Si hubiera que buscar una razón incontestable para justificar la necesidad imperiosa de reducir radicalmente el número de ayuntamientos españoles podríamos encontrarla en nuestra historia: mientras otros países europeos han llevado a cabo desde mediados de la pasada centuria drásticas agrupaciones municipales, los ayuntamientos españoles han descendido en un siglo tan solo en un millar: de 9.287 a finales del XIX a 8.116 en enero de este año.
Es verdad que, en ese mismo período, España ha pasado de algo menos de diecinueve millones de habitantes a una cifra que casi la triplica (en torno a cuarenta y siete millones), pero lo es, sobre todo, que los cambios de naturaleza muy diversa que el país ha experimentado hacen no solo innecesario sino disparatado contar con una estructura municipal decimonónica: en la España de comienzos del siglo XIX quizá fuese explicable que más de la mitad de sus ayuntamientos no llegasen a mil habitantes, pero en la de comienzos del XXI que el 73 % de nuestros municipios no lleguen a dos mil y el 86 % (6 de cada 7) a cinco mil constituye un dispendio de fondos públicos que el país ya no puede soportar.
Quienes están en contra de la medida argumentan que los funcionarios, que suponen una parte notable del gasto local, seguirán ahí después de la fusión, pero el argumento es peregrino: 8.116 ayuntamientos suponen 8.116 fuentes de los gastos más diversos que sencillamente desaparecerían si en lugar de ese número hubiese un tercio nada más.

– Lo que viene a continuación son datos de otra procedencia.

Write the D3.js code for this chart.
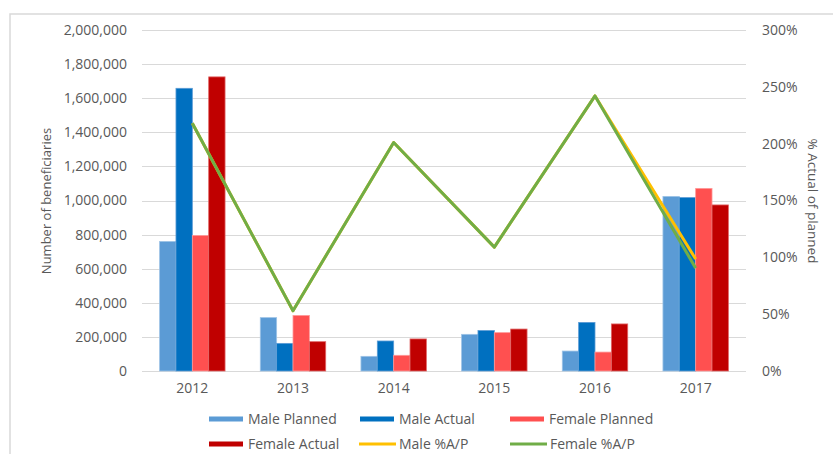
<!DOCTYPE html>
<html>
<head>
<meta charset="utf-8">
<script src="https://cdn.jsdelivr.net/npm/d3@7"></script>
<style>
  html, body { margin: 0; padding: 0; background: #fff; }
  svg { display: block; font-family: "Open Sans", sans-serif; }
</style>
</head>
<body>
<svg id="chart" width="833" height="454"></svg>
<script>
// ---- data ----
const years = ["2012", "2013", "2014", "2015", "2016", "2017"];
const malePlanned   = [760000, 313000, 86000, 215000, 117000, 1024000];
const maleActual    = [1658000, 162000, 176000, 237000, 285000, 1017000];
const femalePlanned = [795000, 326000, 92000, 225000, 111000, 1071000];
const femaleActual  = [1725000, 172000, 188000, 246000, 276000, 974000];
const malePct   = [2.18, 0.53, 2.01, 1.09, 2.42, 0.985];
const femalePct = [2.18, 0.53, 2.01, 1.09, 2.42, 0.905];
const leftTicks  = [0, 200000, 400000, 600000, 800000, 1000000, 1200000, 1400000, 1600000, 1800000, 2000000];
const rightTicks = [0, 0.5, 1, 1.5, 2, 2.5, 3];

const barSeries = [
  { name: "Male Planned",   values: malePlanned,   color: "#5B9BD5", edge: "#9DC3E6" },
  { name: "Male Actual",    values: maleActual,    color: "#0070C0", edge: "#5B9BD5" },
  { name: "Female Planned", values: femalePlanned, color: "#FF5050", edge: "#FF9999" },
  { name: "Female Actual",  values: femaleActual,  color: "#C00000", edge: "#E06666" }
];
const lineSeries = [
  { name: "Male %A/P",   values: malePct,   color: "#FFC000" },
  { name: "Female %A/P", values: femalePct, color: "#70AD47" }
];

// ---- layout ----
const svg = d3.select("#chart");
const plot = { left: 142, right: 746, top: 30, bottom: 371 };
const textColor = "#595959";
const gridColor = "#D9D9D9";

// outer chart border (Excel chart area)
svg.append("rect")
  .attr("x", 10).attr("y", 14)
  .attr("width", 840).attr("height", 460)
  .attr("fill", "none").attr("stroke", "#D9D9D9").attr("stroke-width", 1.5);

const x0 = d3.scaleBand().domain(years).range([plot.left, plot.right])
  .paddingInner(0.35).paddingOuter(0.175);
const x1 = d3.scaleBand().domain(barSeries.map(d => d.name)).range([0, x0.bandwidth()]).padding(0);
const yL = d3.scaleLinear().domain([0, 2000000]).range([plot.bottom, plot.top]);
const yR = d3.scaleLinear().domain([0, 3]).range([plot.bottom, plot.top]);

// gridlines
svg.append("g").selectAll("line").data(leftTicks).join("line")
  .attr("x1", plot.left).attr("x2", plot.right)
  .attr("y1", d => Math.round(yL(d)) + 0.5).attr("y2", d => Math.round(yL(d)) + 0.5)
  .attr("stroke", gridColor).attr("stroke-width", 1);

// left axis
const fmt = d3.format(",");
const axL = svg.append("g").attr("transform", `translate(${plot.left - 15},0)`)
  .call(d3.axisLeft(yL).tickValues(leftTicks).tickFormat(fmt).tickSize(0).tickPadding(0));
axL.select(".domain").remove();
axL.selectAll("text").attr("fill", textColor).style("font-size", "14px")
  .style("font-family", "'Open Sans', sans-serif");

// right axis
const axR = svg.append("g").attr("transform", `translate(${plot.right + 16},0)`)
  .call(d3.axisRight(yR).tickValues(rightTicks).tickFormat(d3.format(".0%")).tickSize(0).tickPadding(0));
axR.select(".domain").remove();
axR.selectAll("text").attr("fill", textColor).style("font-size", "14px")
  .style("font-family", "'Open Sans', sans-serif");

// x axis labels
const axB = svg.append("g").attr("transform", `translate(0,${plot.bottom})`)
  .call(d3.axisBottom(x0).tickSize(0).tickPadding(12));
axB.select(".domain").remove();
axB.selectAll("text").attr("fill", textColor).style("font-size", "14px")
  .style("font-family", "'Open Sans', sans-serif");

// bars
const groups = svg.append("g").selectAll("g").data(years).join("g")
  .attr("transform", d => `translate(${x0(d)},0)`);
groups.selectAll("rect")
  .data((yr, i) => barSeries.map(s => ({ s, v: s.values[i] })))
  .join("rect")
  .attr("x", d => x1(d.s.name))
  .attr("width", x1.bandwidth())
  .attr("y", d => yL(d.v))
  .attr("height", d => yL(0) - yL(d.v))
  .attr("fill", d => d.s.color)
  .attr("stroke", d => d.s.edge).attr("stroke-width", 0.8);

// lines
const lineGen = d3.line()
  .x((d, i) => x0(years[i]) + x0.bandwidth() / 2)
  .y(d => yR(d));
lineSeries.forEach(s => {
  svg.append("path").datum(s.values)
    .attr("d", lineGen)
    .attr("fill", "none").attr("stroke", s.color)
    .attr("stroke-width", 3).attr("stroke-linejoin", "round");
});

// axis titles
svg.append("text")
  .attr("transform", "translate(51,201) rotate(-90)")
  .attr("text-anchor", "middle").attr("fill", textColor)
  .style("font-size", "13px").text("Number of beneficiaries");
svg.append("text")
  .attr("transform", "translate(808,201) rotate(90)")
  .attr("text-anchor", "middle").attr("fill", textColor)
  .style("font-size", "13.5px").text("% Actual of planned");

// legend
const legendItems = [
  { s: barSeries[0], type: "bar", x: 209, y: 419 },
  { s: barSeries[1], type: "bar", x: 360, y: 419 },
  { s: barSeries[2], type: "bar", x: 510, y: 419 },
  { s: barSeries[3], type: "bar", x: 209, y: 444 },
  { s: lineSeries[0], type: "line", x: 359, y: 444 },
  { s: lineSeries[1], type: "line", x: 510, y: 444 }
];
const lg = svg.append("g").selectAll("g").data(legendItems).join("g")
  .attr("transform", d => `translate(${d.x},${d.y})`);
lg.filter(d => d.type === "bar").append("rect")
  .attr("x", 0).attr("y", -2.5).attr("width", 34).attr("height", 5)
  .attr("fill", d => d.s.color);
lg.filter(d => d.type === "line").append("line")
  .attr("x1", 0).attr("x2", 37).attr("y1", 0).attr("y2", 0)
  .attr("stroke", d => d.s.color).attr("stroke-width", 3);
lg.append("text")
  .attr("x", d => d.type === "bar" ? 39 : 40).attr("y", 0).attr("dy", "0.35em")
  .attr("fill", textColor).style("font-size", "14px")
  .text(d => d.s.name);
</script>
</body>
</html>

Por eso la noticia, estrella sin duda del último debate del estado de la autonomía de la actual legislatura, de que se fusionarán Cesuras y Oza dos Ríos (poco más de 3.000 y 2.000 habitantes, respectivamente), debe ser sin duda bienvenida, pero para afirmar de inmediato que si queremos que la fusión sea un proceso eficiente y racional las cosas no deberían hacerse de este modo. Y es que no se trata de que los municipios, gallegos o del resto de España, se fusionen, diríamos a la carta, según lo vaya decidiendo cada uno y con arreglo a la forma en que lo hagan, sino como consecuencia de un plan, es decir, como resultado final del proyecto que debe nacer tras un estudio detenido para aplicarse con carácter general.
Al ritmo de una fusión cada 44 años -los transcurridos, desde la última, en Galicia- tardaremos siglos en tener el mapa municipal que necesitamos y podemos permitirnos. Seamos claros: si hemos asumido que hay que ponerse manos a la obra para acabar con uno de los muchos disparates de una Administración que amenaza ruina hagámoslo con valentía y decisión y sin esperar a que dentro de otros 44 años decidan unirse otros dos municipios que sumen en conjunto una población similar a la de un barrio habitado de cualquier ciudad.